Hello. I posted on another thread, but have been struggling since I moved to Utah to “fit in”. It is about a 60/40 split so they say that there are 60% mormons and 40% non-mormons. I highly disagree, but who cares.
I try my best to break down the mormon cliques in my new neighborhood. They really take care of their own and I have become good friends with a girl that lives just around the corner that is mormon and doesn’t care what religion I am. She invites to a lot of mormon things and I’m highly appreciative. I’ve gotten to know a lot of the women that are a little more “accepting” that I’m not mormon, but I still feel like an outcast and still feel like I’m constantly being judged. There are some women in the neighborhood who don’t even talk to me… they stay in their own little cliques and don’t go outside those cliques.
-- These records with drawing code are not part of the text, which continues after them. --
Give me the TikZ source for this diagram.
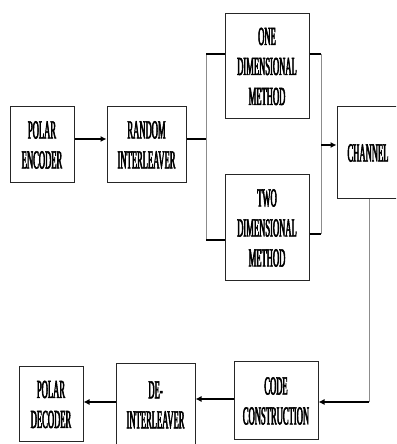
\documentclass[tikz,border=0pt]{standalone}
\usepackage{fontspec}
\newfontfamily\condfont[FakeStretch=0.33,FakeBold=2]{Liberation Serif}
\usetikzlibrary{arrows.meta,calc}
\tikzset{
  blk/.style={draw=black!85, line width=1pt, inner sep=0pt, align=center,
    font=\condfont\fontsize{26}{30}\selectfont},
  conn/.style={draw=black, line width=1.1pt},
  arr/.style={conn, -{Latex[length=6pt,width=6pt]}},
  gline/.style={draw=black!45, line width=1pt}
}
\begin{document}
\begin{tikzpicture}[x=1pt,y=1pt]
\useasboundingbox (0,0) rectangle (396,444);
\clip (0,0) rectangle (396,444);
\node[blk, minimum width=64pt, minimum height=76pt] (enc) at (42,299) {POLAR\\ENCODER};
\node[blk, minimum width=79pt, minimum height=76pt] (ri) at (146.5,299) {RANDOM\\INTERLEAVER};
\node[blk, minimum width=84pt, minimum height=105pt] (one) at (267,377.5) {ONE\\DIMENSIONAL\\METHOD};
\node[blk, minimum width=84pt, minimum height=106pt] (two) at (267,216) {TWO\\DIMENSIONAL\\METHOD};
\node[blk, minimum width=62pt, minimum height=92pt] (ch) at (368,291) {CHANNEL};
\node[blk, minimum width=84pt, minimum height=78pt] (cc) at (276,43) {CODE\\CONSTRUCTION};
\node[blk, minimum width=79pt, minimum height=82pt] (di) at (155.5,39) {DE-\\INTERLEAVER};
\node[blk, minimum width=64pt, minimum height=75pt] (pd) at (51,39.5) {POLAR\\DECODER};
\coordinate (jl) at (206,305);
\coordinate (jr) at (321,299);
\coordinate (jc) at (369,42);
% forward path
\draw[arr] ([yshift=6pt]enc.east) -- ([yshift=6pt]ri.west);
\draw[conn] ([yshift=6pt]ri.east) -- (jl);
\draw[gline] (jl |- 0,390) -- (jl |- 0,204);
\draw[conn] (jl |- 0,390) -- (one.west |- 0,390);
\draw[conn] (jl |- 0,204) -- (two.west |- 0,204);
\draw[conn] (one.east |- 0,390) -- (jr |- 0,390);
\draw[conn] (two.east |- 0,210) -- (jr |- 0,210);
\draw[gline] (jr |- 0,390) -- (jr |- 0,210);
\draw[arr] (jr) -- (ch.west |- jr);
% return path
\draw[gline] (ch.south -| jc) -- (jc);
\draw[arr] (jc) -- (cc.east |- jc);
\draw[arr] ([yshift=2pt]cc.west) -- ([yshift=6pt]di.east);
\draw[arr] ([yshift=3pt]di.west) -- ([yshift=2.5pt]pd.east);
\end{tikzpicture}
\end{document}
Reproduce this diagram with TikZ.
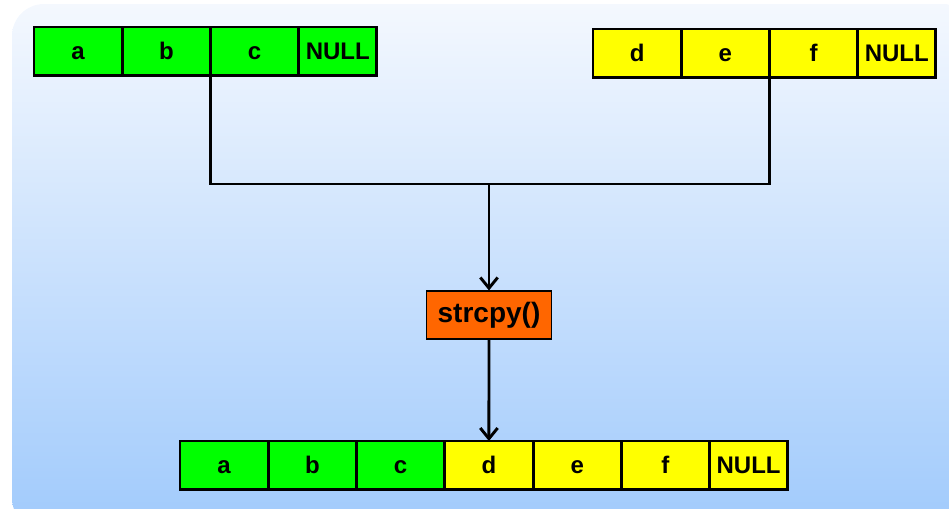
\documentclass[tikz,border=0pt]{standalone}
\usepackage{fontspec}
\setmainfont{Liberation Sans}
\usetikzlibrary{arrows.meta, positioning}

\tikzset{
  cell/.style={draw, line width=2.2pt, minimum width=66.2pt, minimum height=36.5pt,
    inner sep=0pt, outer sep=0pt, font=\fontsize{18}{18}\selectfont\bfseries,
    text height=12pt, text depth=0pt},
  nullcell/.style={cell, minimum width=58.5pt},
  func/.style={draw, line width=0.8pt, fill=funcorange, minimum width=93.5pt,
    minimum height=36pt, inner sep=0pt, font=\fontsize{21}{21}\selectfont\bfseries,
    text height=15pt, text depth=4pt},
  link/.style={line width=2.2pt},
  flow/.style={line width=2.2pt, -{Straight Barb[length=8pt, width=13pt]}}
}

\begin{document}
\begin{tikzpicture}[x=0.75pt, y=-0.75pt]
	% Define colors
	\definecolor{bgtop}{RGB}{244,248,254}      % Very light blue
	\definecolor{bgbottom}{RGB}{160,202,252}   % Light blue
	\definecolor{cellgreen}{RGB}{0,255,0}
	\definecolor{cellyellow}{RGB}{255,255,0}
	\definecolor{funcorange}{RGB}{255,102,0}

	% Background
	\clip (0,0) rectangle (949,508);
	\shade[top color=bgtop, bottom color=bgbottom, rounded corners=24pt] (12,4) rectangle (975,530);

	% First string
	\node[cell, fill=cellgreen, anchor=north west] (s1a) at (34,27) {a};
	\foreach \name/\prev/\label in {s1b/s1a/b, s1c/s1b/c}
	\node[cell, fill=cellgreen, right=0pt of \prev] (\name) {\label};
	\node[nullcell, fill=cellgreen, right=0pt of s1c] (s1null) {NULL};

	% Second string
	\node[cell, fill=cellyellow, anchor=north west] (s2d) at (593,29) {d};
	\foreach \name/\prev/\label in {s2e/s2d/e, s2f/s2e/f}
	\node[cell, fill=cellyellow, right=0pt of \prev] (\name) {\label};
	\node[nullcell, fill=cellyellow, right=0pt of s2f] (s2null) {NULL};

	% Result string
	\node[cell, fill=cellgreen, anchor=north west] (r1) at (180,441) {a};
	\foreach \name/\prev/\label/\col in {r2/r1/b/cellgreen, r3/r2/c/cellgreen,
		r4/r3/d/cellyellow, r5/r4/e/cellyellow, r6/r5/f/cellyellow}
	\node[cell, fill=\col, right=0pt of \prev] (\name) {\label};
	\node[nullcell, fill=cellyellow, right=0pt of r6] (rnull) {NULL};

	% Function
	\node[func] (copy) at (489,315) {strcpy()};

	% Connectors
	\coordinate (join) at (489,184);
	\draw[link] (s1c.south west) |- (join);
	\draw[link] (s2f.south west) |- (join);
	\draw[flow] (join) -- (copy.north);
	\draw[flow] (copy.south) -- (r4.north);

\end{tikzpicture}
\end{document}
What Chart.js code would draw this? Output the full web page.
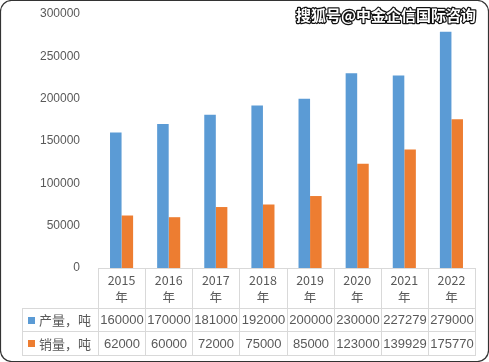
<!DOCTYPE html>
<html><head><meta charset="utf-8">
<script src="https://cdn.jsdelivr.net/npm/chart.js@4/dist/chart.umd.min.js"></script>
<style>
html,body{margin:0;padding:0;background:#fff;}
canvas{display:block}
</style></head><body>
<canvas id="c" width="489" height="362"></canvas>
<script>
const categories = ['2015','2016','2017','2018','2019','2020','2021','2022'];
const yearSuffix = '年';
const productionLabel = '产量，吨';
const salesLabel = '销量，吨';
const production = [160000,170000,181000,192000,200000,230000,227279,279000];
const sales = [62000,60000,72000,75000,85000,123000,139929,175770];
const yMin = 0, yMax = 300000, yStep = 50000;
const watermark = '搜狐号@中金企信国际咨询';

const BLUE = '#5B9BD5', ORANGE = '#ED7D31', TXT = '#595959', LINE = '#D9D9D9';
const FONT = "'Liberation Sans','Noto Sans CJK SC',sans-serif";
const CJK = "'Noto Sans CJK SC','Liberation Sans',sans-serif";

const tablePlugin = {
  id: 'tbl',
  afterDraw(chart) {
    const ctx = chart.ctx, x = chart.scales.x, ca = chart.chartArea;
    const n = categories.length;
    const step = x.getPixelForValue(1) - x.getPixelForValue(0);
    const edges = [];
    for (let i = 0; i <= n; i++) edges.push(Math.round(x.getPixelForValue(0) - step/2 + i*step));
    const top = Math.round(ca.bottom), hb = top + 40, r1 = hb + 23, r2 = r1 + 24;
    const leftCol = 22;
    ctx.save();
    ctx.strokeStyle = LINE; ctx.lineWidth = 1;
    ctx.beginPath();
    edges.forEach(e => { ctx.moveTo(e + 0.5, top); ctx.lineTo(e + 0.5, r2 + 0.5); });
    ctx.moveTo(leftCol + 0.5, hb); ctx.lineTo(leftCol + 0.5, r2 + 0.5);
    [hb, r1, r2].forEach(yy => { ctx.moveTo(leftCol, yy + 0.5); ctx.lineTo(edges[n] + 1, yy + 0.5); });
    ctx.stroke();
    const rows = [[productionLabel, BLUE, production, (hb + r1)/2], [salesLabel, ORANGE, sales, (r1 + r2)/2]];
    ctx.textBaseline = 'middle';
    rows.forEach(([lab, col, vals, cy]) => {
      ctx.fillStyle = col;
      ctx.fillRect(28, Math.round(cy) - 3, 7, 7);
      ctx.fillStyle = TXT;
      ctx.font = "13px " + CJK;
      ctx.textAlign = 'left';
      ctx.fillText(lab, 39, cy + 1);
      ctx.font = "13px " + FONT;
      ctx.textAlign = 'center';
      vals.forEach((v, i) => ctx.fillText(String(v), (edges[i] + edges[i+1]) / 2 + 0.5, cy + 1));
    });
    ctx.font = "bold 15px " + CJK;
    ctx.textAlign = 'right';
    ctx.lineJoin = 'round';
    ctx.strokeStyle = '#111'; ctx.lineWidth = 2.5;
    ctx.strokeText(watermark, 476, 15);
    ctx.fillStyle = '#fff';
    ctx.fillText(watermark, 476, 15);
    ctx.strokeStyle = '#333'; ctx.lineWidth = 1.2;
    ctx.beginPath();
    ctx.roundRect(0.5, 0.5, 488, 361, 11);
    ctx.stroke();
    ctx.restore();
  }
};

new Chart(document.getElementById('c'), {
  type: 'bar',
  data: {
    labels: categories.map(c => [c, yearSuffix]),
    datasets: [
      { label: productionLabel, data: production, backgroundColor: BLUE },
      { label: salesLabel, data: sales, backgroundColor: ORANGE }
    ]
  },
  options: {
    responsive: false,
    animation: false,
    devicePixelRatio: 1,
    layout: { padding: { left: 0, right: 14, top: 14, bottom: 54 } },
    plugins: { legend: { display: false }, tooltip: { enabled: false } },
    datasets: { bar: { categoryPercentage: 0.49, barPercentage: 1 } },
    scales: {
      x: {
        grid: { display: false, drawTicks: false },
        border: { display: true, color: LINE },
        ticks: { color: TXT, font: { family: CJK, size: 12.5, lineHeight: 1.35 }, padding: 4, maxRotation: 0, autoSkip: false },
        afterFit: s => { s.height = 40; }
      },
      y: {
        min: yMin, max: yMax,
        grid: { display: false, drawTicks: false },
        border: { display: false },
        ticks: { stepSize: yStep, color: TXT, font: { family: FONT, size: 12 }, padding: 18, callback: v => String(v) },
        afterFit: s => { s.width = 98; s.paddingTop = 0; s.paddingBottom = 0; }
      }
    }
  },
  plugins: [tablePlugin]
});
</script>
</body></html>
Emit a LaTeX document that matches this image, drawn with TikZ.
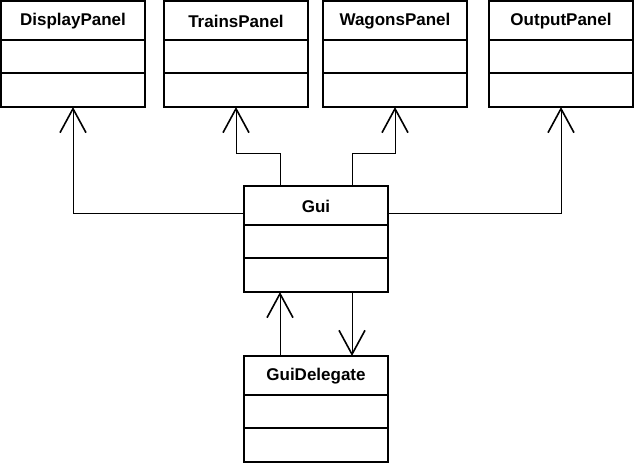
\documentclass[tikz,border=0pt]{standalone}
\usepackage{fontspec}
\setmainfont{Liberation Sans}
\usetikzlibrary{calc,arrows.meta}
\tikzset{
  classbox/.style={draw=black, line width=2pt, minimum width=144pt, minimum height=106pt, inner sep=0pt, outer sep=0pt, fill=white},
  sepline/.style={draw=black, line width=2pt},
  titletext/.style={font=\fontsize{17}{20}\selectfont\bfseries, inner sep=0pt},
  assoc/.style={draw=black, line width=1pt, -{Straight Barb[length=24pt,width=26pt,line width=1.6pt]}},
}
\newcommand{\umlclass}[4]{%
  \node[classbox, anchor=north west] (#1) at (#2,#3) {};
  \node[titletext] (#1-t) at ($(#1.north)+(0,20)$) {#4};
  \draw[sepline] ($(#1.north west)+(0,39)$) -- ($(#1.north east)+(0,39)$);
  \draw[sepline] ($(#1.north west)+(0,72)$) -- ($(#1.north east)+(0,72)$);
}
\begin{document}
\begin{tikzpicture}[x=1pt,y=-1pt]
  \useasboundingbox (0,0) rectangle (635,463);
  \umlclass{dp}{1}{1}{DisplayPanel}
  \umlclass{tp}{164}{1}{TrainsPanel}
  \umlclass{wp}{323}{1}{WagonsPanel}
  \umlclass{op}{489}{1}{OutputPanel}
  \umlclass{gui}{244}{186}{Gui}
  \umlclass{gd}{244}{356}{GuiDelegate}
  % connectors
  \coordinate (guiL) at ($(gui.north west)+(0,27)$);
  \coordinate (guiR) at ($(gui.north east)+(0,27)$);
  \coordinate (guiT1) at ($(gui.north)+(-36,0)$);
  \coordinate (guiT2) at ($(gui.north)+(36,0)$);
  \coordinate (guiB1) at ($(gui.south)+(-36,0)$);
  \coordinate (guiB2) at ($(gui.south)+(36,0)$);
  \coordinate (gdT1) at ($(gd.north)+(-36,0)$);
  \coordinate (gdT2) at ($(gd.north)+(36,0)$);
  \coordinate (tpK) at ($(tp.south)+(0,46)$);
  \coordinate (wpK) at ($(wp.south)+(0,46)$);
  \draw[assoc] (guiL) -| (dp.south);
  \draw[assoc] (guiR) -| (op.south);
  \draw[assoc] (guiT1) |- (tpK) -- (tp.south);
  \draw[assoc] (guiT2) |- (wpK) -- (wp.south);
  \draw[assoc] (gdT1) -- (guiB1);
  \draw[assoc] (guiB2) -- (gdT2);
\end{tikzpicture}
\end{document}
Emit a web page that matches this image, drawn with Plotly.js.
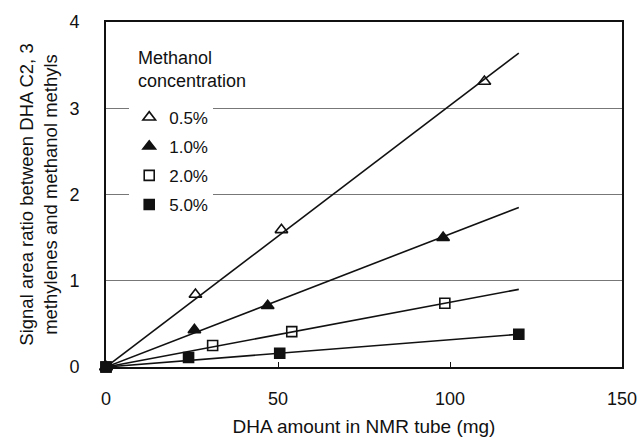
<!DOCTYPE html>
<html>
<head>
<meta charset="utf-8">
<script src="https://cdn.plot.ly/plotly-3.0.1.min.js"></script>
<style>html,body{margin:0;padding:0;background:#fff;}#chart{width:642px;height:437px;}</style>
</head>
<body>
<div id="chart"></div>
<script>
// Data
const seriesNames = ["0.5%", "1.0%", "2.0%", "5.0%"];
const x05 = [0, 26, 51, 110];
const y05 = [0, 0.84, 1.59, 3.31];
const x10 = [0, 25.7, 47, 98];
const y10 = [0, 0.43, 0.71, 1.50];
const x20 = [0, 31, 54, 98.5];
const y20 = [0, 0.25, 0.41, 0.74];
const x50 = [0, 24, 50.5, 120];
const y50 = [0, 0.11, 0.16, 0.38];
// Linear fit lines (through origin), drawn from 0 to 120 mg
const xFit = [0, 120];
const yFit05 = [0, 3.64];
const yFit10 = [0, 1.85];
const yFit20 = [0, 0.90];
const yFit50 = [0, 0.38];
const xTicks = [0, 50, 100, 150];
const yTicks = [0, 1, 2, 3, 4];

const FONT = "Liberation Sans, Arial, sans-serif";
const fits = [yFit05, yFit10, yFit20, yFit50];
const pts = [[x05, y05], [x10, y10], [x20, y20], [x50, y50]];
const symbols = ["triangle-up-open", "triangle-up", "square-open", "square"];
const sizes = [11, 11, 10, 10];

const traces = [];
fits.forEach((yf) => {
  traces.push({
    x: xFit, y: yf, mode: "lines", type: "scatter",
    line: {color: "#111", width: 1.6}, showlegend: false, hoverinfo: "skip", cliponaxis: false
  });
});
pts.forEach((p, i) => {
  traces.push({
    x: p[0], y: p[1], mode: "markers", type: "scatter", name: seriesNames[i],
    legendgroup: "g" + i,
    marker: {symbol: symbols[i], size: sizes[i], color: "#111", line: {color: "#111", width: 1.6}},
    cliponaxis: false
  });
});

const layout = {
  width: 642, height: 437,
  margin: {l: 106, r: 20, t: 22, b: 70},
  paper_bgcolor: "#fff", plot_bgcolor: "#fff",
  font: {family: FONT, size: 18, color: "#111"},
  showlegend: true,
  legend: {
    x: 0.045, y: 0.775, xanchor: "left", yanchor: "top",
    bgcolor: "#fff", borderwidth: 0,
    font: {family: FONT, size: 17, color: "#111"},
    itemwidth: 30, tracegroupgap: 4
  },
  xaxis: {
    range: [0, 150], tickvals: xTicks, ticktext: xTicks.map(String),
    showgrid: false, zeroline: false,
    showline: true, linecolor: "#111", linewidth: 2, mirror: true,
    ticks: "inside", ticklen: 5, tickcolor: "#111",
    ticklabelstandoff: 14,
    tickfont: {family: FONT, size: 18, color: "#111"},
    title: {text: "DHA amount in NMR tube (mg)", font: {family: FONT, size: 19, color: "#111"}, standoff: 14}
  },
  yaxis: {
    range: [0, 4], tickvals: yTicks, ticktext: yTicks.map(String),
    showgrid: true, gridcolor: "#777", gridwidth: 1, zeroline: false,
    showline: true, linecolor: "#111", linewidth: 2, mirror: true,
    ticks: "", ticklabelstandoff: 21,
    tickfont: {family: FONT, size: 18, color: "#111"},
    title: {text: "Signal area ratio between DHA C2, 3<br>methylenes and methanol methyls", font: {family: FONT, size: 18.5, color: "#111"}, standoff: 7}
  },
  annotations: [{
    text: "Methanol<br>concentration", xref: "paper", yref: "paper",
    x: 0.058, y: 0.862, xanchor: "left", yanchor: "middle", align: "left",
    showarrow: false, font: {family: FONT, size: 18, color: "#111"}
  }]
};

Plotly.newPlot("chart", traces, layout, {displayModeBar: false, staticPlot: true});
</script>
</body>
</html>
Mostly, I worry about my kids growing up here and the fact that all of the children in the wards (church) play together but my kids don’t because they aren’t LDS. I worry they will be outcasts and be judged. I hear a lot of that around here and it just plain isn’t fair. I can’t be a baby, I have to suck it up.
I have no family here (duh, who would want to move here)… and won’t be able to move for another 3 years because my husband owns a restaurant. I’m just curious if there’s anybody in Utah that belongs to these boards and if so how did you overcome barriers?
Thank you for listening and for your response.